Scaling Synthetic Fuel Production for the 2026 Global Energy Transition
The progress recorded throughout 2025 confirms that the era of theoretical decarbonization has ended, giving way to a period of active industrial execution. With the launch of massive electrolyzer gigafactories and the implementation of binding fuel mandates, the primary hurdles to adoption are shifting from technical feasibility to economic scalability. Corporate leaders and policymakers have successfully demonstrated that the power-to-liquid pathway is viable, creating a roadmap that other regions are already beginning to replicate.

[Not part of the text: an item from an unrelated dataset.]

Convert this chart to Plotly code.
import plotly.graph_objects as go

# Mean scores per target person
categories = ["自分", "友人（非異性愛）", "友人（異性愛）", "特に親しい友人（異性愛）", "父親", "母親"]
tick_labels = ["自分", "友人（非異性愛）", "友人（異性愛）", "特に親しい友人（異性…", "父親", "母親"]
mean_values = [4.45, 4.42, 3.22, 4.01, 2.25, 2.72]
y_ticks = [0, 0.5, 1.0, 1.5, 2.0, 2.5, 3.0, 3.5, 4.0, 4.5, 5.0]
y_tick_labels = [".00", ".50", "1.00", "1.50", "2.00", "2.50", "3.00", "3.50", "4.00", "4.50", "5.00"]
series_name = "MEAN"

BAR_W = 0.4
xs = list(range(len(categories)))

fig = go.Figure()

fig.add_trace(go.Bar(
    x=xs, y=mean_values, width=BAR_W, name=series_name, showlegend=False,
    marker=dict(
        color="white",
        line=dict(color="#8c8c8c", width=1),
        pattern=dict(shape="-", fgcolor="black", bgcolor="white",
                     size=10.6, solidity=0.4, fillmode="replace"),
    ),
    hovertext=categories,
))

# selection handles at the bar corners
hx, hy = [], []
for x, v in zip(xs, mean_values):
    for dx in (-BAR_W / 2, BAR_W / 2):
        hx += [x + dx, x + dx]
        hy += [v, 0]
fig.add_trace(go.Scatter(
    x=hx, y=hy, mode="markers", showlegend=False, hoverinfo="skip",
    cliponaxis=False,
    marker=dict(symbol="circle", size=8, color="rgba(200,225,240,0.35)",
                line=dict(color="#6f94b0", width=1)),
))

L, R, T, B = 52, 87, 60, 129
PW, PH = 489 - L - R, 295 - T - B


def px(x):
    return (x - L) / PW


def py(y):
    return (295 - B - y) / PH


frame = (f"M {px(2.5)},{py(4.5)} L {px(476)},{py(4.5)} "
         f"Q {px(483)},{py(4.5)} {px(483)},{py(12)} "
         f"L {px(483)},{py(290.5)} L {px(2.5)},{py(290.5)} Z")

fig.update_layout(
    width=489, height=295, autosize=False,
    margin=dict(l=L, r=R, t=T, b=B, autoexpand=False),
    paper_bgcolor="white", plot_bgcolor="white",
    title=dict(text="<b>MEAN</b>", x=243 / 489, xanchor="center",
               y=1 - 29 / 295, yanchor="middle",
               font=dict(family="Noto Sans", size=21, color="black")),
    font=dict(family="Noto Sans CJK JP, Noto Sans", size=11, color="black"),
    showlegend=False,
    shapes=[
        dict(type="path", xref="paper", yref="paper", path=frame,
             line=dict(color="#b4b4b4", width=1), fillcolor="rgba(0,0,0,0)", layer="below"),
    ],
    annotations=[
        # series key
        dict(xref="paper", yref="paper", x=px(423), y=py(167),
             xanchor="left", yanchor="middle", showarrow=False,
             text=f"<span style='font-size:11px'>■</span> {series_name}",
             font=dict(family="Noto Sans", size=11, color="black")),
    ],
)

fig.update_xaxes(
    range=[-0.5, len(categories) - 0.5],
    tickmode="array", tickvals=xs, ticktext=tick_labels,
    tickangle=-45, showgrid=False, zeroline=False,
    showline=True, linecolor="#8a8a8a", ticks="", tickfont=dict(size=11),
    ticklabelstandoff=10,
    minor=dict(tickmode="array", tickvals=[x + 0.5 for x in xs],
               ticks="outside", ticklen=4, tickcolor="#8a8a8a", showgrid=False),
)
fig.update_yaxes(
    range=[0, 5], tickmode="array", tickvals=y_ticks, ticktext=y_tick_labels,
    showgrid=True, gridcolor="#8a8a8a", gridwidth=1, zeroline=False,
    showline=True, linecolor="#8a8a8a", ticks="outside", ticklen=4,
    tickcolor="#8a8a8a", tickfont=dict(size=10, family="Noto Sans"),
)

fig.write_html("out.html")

Sustaining Momentum Through Policy and Infrastructure Alignment
As 2026 approaches, the focus moves toward stabilizing supply chains and securing the vast quantities of biogenic carbon required for continuous production. The transition from pilot projects to mainstream energy pillars will require sustained investment and a continued focus on driving down the cost of green hydrogen. If the current trajectory of innovation and policy alignment persists, synthetic fuels will likely become the dominant decarbonizing force for global trade before the end of the decade.
Essential Insights on E-Fuels and Decarbonization
How Are E-Fuels Produced for Industry?
Synthetic fuels are created by synthesizing green hydrogen with captured carbon dioxide to create carbon-neutral liquid energy.

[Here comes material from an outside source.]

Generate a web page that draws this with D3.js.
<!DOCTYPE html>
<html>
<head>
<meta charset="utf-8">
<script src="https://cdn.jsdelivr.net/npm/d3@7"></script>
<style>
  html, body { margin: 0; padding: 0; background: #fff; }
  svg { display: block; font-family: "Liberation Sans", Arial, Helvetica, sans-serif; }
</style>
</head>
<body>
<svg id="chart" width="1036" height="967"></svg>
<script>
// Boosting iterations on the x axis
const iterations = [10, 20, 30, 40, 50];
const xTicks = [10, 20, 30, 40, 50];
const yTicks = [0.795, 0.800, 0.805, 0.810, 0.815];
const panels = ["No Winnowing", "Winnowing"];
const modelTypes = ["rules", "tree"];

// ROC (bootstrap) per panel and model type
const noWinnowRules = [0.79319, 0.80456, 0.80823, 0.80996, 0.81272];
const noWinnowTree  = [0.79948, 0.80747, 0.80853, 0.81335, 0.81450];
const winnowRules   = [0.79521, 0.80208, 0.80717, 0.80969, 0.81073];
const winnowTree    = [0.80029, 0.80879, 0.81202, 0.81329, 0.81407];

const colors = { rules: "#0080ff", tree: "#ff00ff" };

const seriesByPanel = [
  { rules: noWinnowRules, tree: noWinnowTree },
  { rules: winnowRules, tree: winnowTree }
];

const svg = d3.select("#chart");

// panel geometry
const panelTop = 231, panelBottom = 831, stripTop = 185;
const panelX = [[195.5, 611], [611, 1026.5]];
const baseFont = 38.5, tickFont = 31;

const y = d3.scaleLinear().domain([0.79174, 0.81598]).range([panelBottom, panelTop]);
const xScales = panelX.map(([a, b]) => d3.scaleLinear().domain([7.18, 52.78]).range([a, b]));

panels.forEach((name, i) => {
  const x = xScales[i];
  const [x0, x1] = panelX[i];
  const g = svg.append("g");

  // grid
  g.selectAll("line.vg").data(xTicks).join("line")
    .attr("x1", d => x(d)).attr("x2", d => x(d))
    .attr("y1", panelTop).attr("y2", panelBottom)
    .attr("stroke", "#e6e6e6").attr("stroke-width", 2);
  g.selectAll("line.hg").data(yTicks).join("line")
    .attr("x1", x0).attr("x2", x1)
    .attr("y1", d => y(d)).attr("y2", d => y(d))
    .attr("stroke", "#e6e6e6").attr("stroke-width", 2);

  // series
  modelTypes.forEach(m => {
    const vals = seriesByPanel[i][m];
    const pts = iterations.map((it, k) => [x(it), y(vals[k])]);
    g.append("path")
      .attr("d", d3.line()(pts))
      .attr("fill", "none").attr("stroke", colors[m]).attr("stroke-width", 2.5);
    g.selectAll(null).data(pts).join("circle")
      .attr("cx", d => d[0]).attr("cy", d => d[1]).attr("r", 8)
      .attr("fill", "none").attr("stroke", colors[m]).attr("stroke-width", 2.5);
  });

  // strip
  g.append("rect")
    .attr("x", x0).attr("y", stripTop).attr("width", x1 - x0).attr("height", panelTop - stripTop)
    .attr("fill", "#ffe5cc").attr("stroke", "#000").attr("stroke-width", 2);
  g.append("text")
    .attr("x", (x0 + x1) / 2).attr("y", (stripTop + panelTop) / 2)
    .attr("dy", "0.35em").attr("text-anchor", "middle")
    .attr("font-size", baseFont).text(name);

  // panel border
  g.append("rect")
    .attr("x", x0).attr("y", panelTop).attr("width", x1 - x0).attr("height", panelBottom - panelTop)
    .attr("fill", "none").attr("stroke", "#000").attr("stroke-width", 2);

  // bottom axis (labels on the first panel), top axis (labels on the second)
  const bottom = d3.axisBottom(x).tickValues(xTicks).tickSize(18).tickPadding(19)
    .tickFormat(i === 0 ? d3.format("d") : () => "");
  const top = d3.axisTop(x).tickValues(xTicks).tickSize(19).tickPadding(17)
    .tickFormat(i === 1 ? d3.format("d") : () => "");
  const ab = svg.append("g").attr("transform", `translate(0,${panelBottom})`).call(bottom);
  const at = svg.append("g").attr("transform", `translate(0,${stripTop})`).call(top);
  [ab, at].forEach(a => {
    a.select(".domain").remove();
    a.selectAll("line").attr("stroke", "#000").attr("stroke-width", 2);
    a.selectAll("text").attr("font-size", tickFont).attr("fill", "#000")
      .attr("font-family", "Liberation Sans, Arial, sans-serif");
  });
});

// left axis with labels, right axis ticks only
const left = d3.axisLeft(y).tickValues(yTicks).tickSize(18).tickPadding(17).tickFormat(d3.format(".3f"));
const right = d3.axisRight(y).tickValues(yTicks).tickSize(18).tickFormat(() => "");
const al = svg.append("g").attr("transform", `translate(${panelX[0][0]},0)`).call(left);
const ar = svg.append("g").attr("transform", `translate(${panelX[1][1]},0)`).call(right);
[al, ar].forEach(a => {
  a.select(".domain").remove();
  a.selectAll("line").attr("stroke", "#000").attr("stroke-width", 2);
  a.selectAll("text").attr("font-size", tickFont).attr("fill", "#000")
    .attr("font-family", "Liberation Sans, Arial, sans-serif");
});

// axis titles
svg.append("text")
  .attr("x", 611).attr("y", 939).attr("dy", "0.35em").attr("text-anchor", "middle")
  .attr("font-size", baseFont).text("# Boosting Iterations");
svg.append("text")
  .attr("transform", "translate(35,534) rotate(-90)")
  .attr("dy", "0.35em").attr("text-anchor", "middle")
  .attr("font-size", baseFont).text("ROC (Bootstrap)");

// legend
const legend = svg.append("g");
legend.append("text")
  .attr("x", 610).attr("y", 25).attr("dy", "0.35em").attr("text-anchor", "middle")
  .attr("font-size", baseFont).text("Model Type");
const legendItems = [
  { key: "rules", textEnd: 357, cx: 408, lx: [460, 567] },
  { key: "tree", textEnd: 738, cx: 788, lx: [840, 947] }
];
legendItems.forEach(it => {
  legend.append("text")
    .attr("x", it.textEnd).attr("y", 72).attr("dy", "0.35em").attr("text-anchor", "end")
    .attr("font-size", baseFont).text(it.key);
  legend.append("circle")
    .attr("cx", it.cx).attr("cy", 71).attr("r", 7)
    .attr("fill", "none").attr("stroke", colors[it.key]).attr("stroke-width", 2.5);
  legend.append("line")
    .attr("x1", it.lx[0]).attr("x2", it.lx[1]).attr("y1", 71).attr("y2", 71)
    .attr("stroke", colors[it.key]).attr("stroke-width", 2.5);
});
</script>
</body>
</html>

Why Are Synthetic Fuels Vital for Aviation?
Aviation requires high energy density that batteries cannot provide, making drop-in synthetic fuels the most efficient way to lower flight emissions.

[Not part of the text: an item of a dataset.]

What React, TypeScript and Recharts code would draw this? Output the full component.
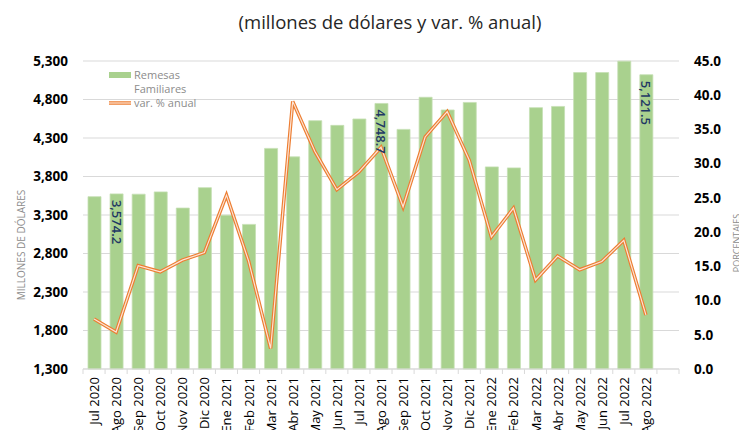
import React from "react";
import {
  ComposedChart,
  Bar,
  Line,
  XAxis,
  YAxis,
  CartesianGrid,
  LabelList,
} from "recharts";

const months = [
  "Jul 2020", "Ago 2020", "Sep 2020", "Oct 2020", "Nov 2020", "Dic 2020",
  "Ene 2021", "Feb 2021", "Mar 2021", "Abr 2021", "May 2021", "Jun 2021",
  "Jul 2021", "Ago 2021", "Sep 2021", "Oct 2021", "Nov 2021", "Dic 2021",
  "Ene 2022", "Feb 2022", "Mar 2022", "Abr 2022", "May 2022", "Jun 2022",
  "Jul 2022", "Ago 2022",
];

const remesas = [
  3538, 3574.2, 3570, 3600, 3390, 3655, 3298, 3178, 4165, 4055, 4525, 4464,
  4547, 4748.7, 4412, 4829, 4664, 4762, 3925, 3912, 4694, 4710, 5150, 5150,
  5298, 5121.5,
];

const variacion = [
  7.3, 5.4, 15.1, 14.2, 15.9, 17.0, 25.4, 15.8, 3.0, 39.1, 31.8, 26.2, 28.8,
  32.4, 23.7, 33.9, 37.6, 30.5, 19.3, 23.5, 13.0, 16.5, 14.5, 15.7, 18.8, 7.9,
];

const labeledMonths = ["Ago 2020", "Ago 2021", "Ago 2022"];

const leftTicks = [1300, 1800, 2300, 2800, 3300, 3800, 4300, 4800, 5300];
const rightTicks = [0, 5, 10, 15, 20, 25, 30, 35, 40, 45];

// trailing empty slot, like the original's spare category at the right
const data = [
  ...months.map((m, i) => ({ month: m, remesas: remesas[i], pct: variacion[i] })),
  { month: "", remesas: null, pct: null },
];

const FONT = "'Open Sans', sans-serif";
const GREEN = "#A9D18E";
const ORANGE = "#ED7D31";

const fmtMoney = (v: number) =>
  v.toLocaleString("en-US", { minimumFractionDigits: 1, maximumFractionDigits: 1 });

function MonthTick(props: any) {
  const { x, y, payload, index } = props;
  const half = payload.offset || 11;
  const last = index === data.length - 1;
  return (
    <g>
      <line x1={x - half} y1={y} x2={x - half} y2={y + 5} stroke="#d9d9d9" />
      {last && <line x1={x + half} y1={y} x2={x + half} y2={y + 5} stroke="#d9d9d9" />}
      <text
        x={x}
        y={y + 8}
        transform={`rotate(-90 ${x} ${y + 8})`}
        textAnchor="end"
        dominantBaseline="central"
        fontSize={13}
        fontFamily={FONT}
        fill="#000"
      >
        {payload.value}
      </text>
    </g>
  );
}

function BarValue(props: any) {
  const { x, y, width, index } = props;
  if (!labeledMonths.includes(months[index])) return null;
  const cx = x + width / 2;
  const ty = y + 6;
  return (
    <text
      x={cx}
      y={ty}
      transform={`rotate(90 ${cx} ${ty})`}
      textAnchor="start"
      dominantBaseline="central"
      fontSize={13}
      fontWeight={600}
      fontFamily={FONT}
      fill="#1F3864"
    >
      {fmtMoney(remesas[index])}
    </text>
  );
}

function Legend() {
  const text: React.CSSProperties = {
    fontFamily: FONT,
    fontSize: 11,
    color: "#8c8c8c",
    lineHeight: "14px",
  };
  return (
    <div style={{ position: "absolute", left: 109, top: 68, width: 120 }}>
      <div style={{ display: "flex", alignItems: "flex-start" }}>
        <div style={{ width: 22, height: 6, background: GREEN, marginTop: 4, marginRight: 3 }} />
        <div style={text}>
          Remesas
          <br />
          Familiares
        </div>
      </div>
      <div style={{ display: "flex", alignItems: "center" }}>
        <svg width={22} height={6} style={{ marginRight: 3 }}>
          <line x1={0} y1={3} x2={22} y2={3} stroke={ORANGE} strokeWidth={3.5} />
          <line x1={0} y1={3} x2={22} y2={3} stroke="#FCE4D6" strokeWidth={1.2} />
        </svg>
        <div style={text}>var. % anual</div>
      </div>
    </div>
  );
}

export default function App() {
  return (
    <div style={{ position: "absolute", left: 0, top: 0, width: 739, height: 430, background: "#fff", overflow: "hidden" }}>
      <div
        style={{
          position: "absolute",
          left: 0,
          width: 780,
          top: 9,
          textAlign: "center",
          fontFamily: FONT,
          fontSize: 18.5,
          color: "#262626",
        }}
      >
        (millones de dólares y var. % anual)
      </div>
      <ComposedChart
        width={739}
        height={430}
        data={data}
        margin={{ top: 61, right: 0, bottom: 0, left: 0 }}
      >
        <CartesianGrid yAxisId="left" vertical={false} stroke="#d9d9d9" />
        <XAxis
          dataKey="month"
          interval={0}
          height={61}
          tickSize={0}
          tickMargin={0}
          axisLine={{ stroke: "#d9d9d9" }}
          tickLine={false}
          tick={<MonthTick />}
        />
        <YAxis
          yAxisId="left"
          width={83}
          domain={[1300, 5300]}
          ticks={leftTicks}
          axisLine={false}
          tickLine={false}
          tickMargin={9}
          tickFormatter={(v: number) => v.toLocaleString("en-US")}
          tick={{ fontSize: 13.5, fontWeight: 700, fill: "#000", fontFamily: FONT }}
          label={{
            content: () => (
              <text
                x={21}
                y={245}
                transform="rotate(-90 21 245)"
                textAnchor="middle"
                dominantBaseline="central"
                fontSize={10}
                fontFamily={FONT}
                fill="#8c8c8c"
              >
                MILLONES DE DÓLARES
              </text>
            ),
          }}
        />
        <YAxis
          yAxisId="right"
          orientation="right"
          width={60}
          domain={[0, 45]}
          ticks={rightTicks}
          axisLine={false}
          tickLine={false}
          tickMargin={9}
          tickFormatter={(v: number) => v.toFixed(1)}
          tick={{ fontSize: 13.5, fontWeight: 700, fill: "#000", fontFamily: FONT }}
          label={{
            content: () => (
              <text
                x={740}
                y={243}
                transform="rotate(-90 740 243)"
                textAnchor="middle"
                fontSize={9}
                fontFamily={FONT}
                fill="#8c8c8c"
              >
                PORCENTAJES
              </text>
            ),
          }}
        />
        <Bar
          yAxisId="left"
          dataKey="remesas"
          fill={GREEN}
          stroke="#C5E0B4"
          strokeWidth={0.8}
          barSize={13}
          isAnimationActive={false}
        >
          <LabelList dataKey="remesas" content={<BarValue />} />
        </Bar>
        <Line
          yAxisId="right"
          dataKey="pct"
          stroke={ORANGE}
          strokeWidth={3.5}
          dot={false}
          activeDot={false}
          isAnimationActive={false}
        />
        <Line
          yAxisId="right"
          dataKey="pct"
          stroke="#FCE4D6"
          strokeWidth={1.2}
          dot={false}
          activeDot={false}
          isAnimationActive={false}
        />
      </ComposedChart>
      <Legend />
    </div>
  );
}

What Influences the Current Cost of E-Fuels?
Pricing is primarily dictated by the availability of affordable renewable electricity and the efficiency of electrolyzer hardware used in production.
How Do E-Fuels Differ from Traditional Biofuels?
E-fuels rely on renewable power and carbon capture rather than organic waste, avoiding land-use conflicts and agricultural resource competition.
When Will E-Fuel Mandates Impact Global Markets?
Mandatory blending targets for aviation and maritime sectors began in early 2025, with quotas set to increase significantly toward 2030.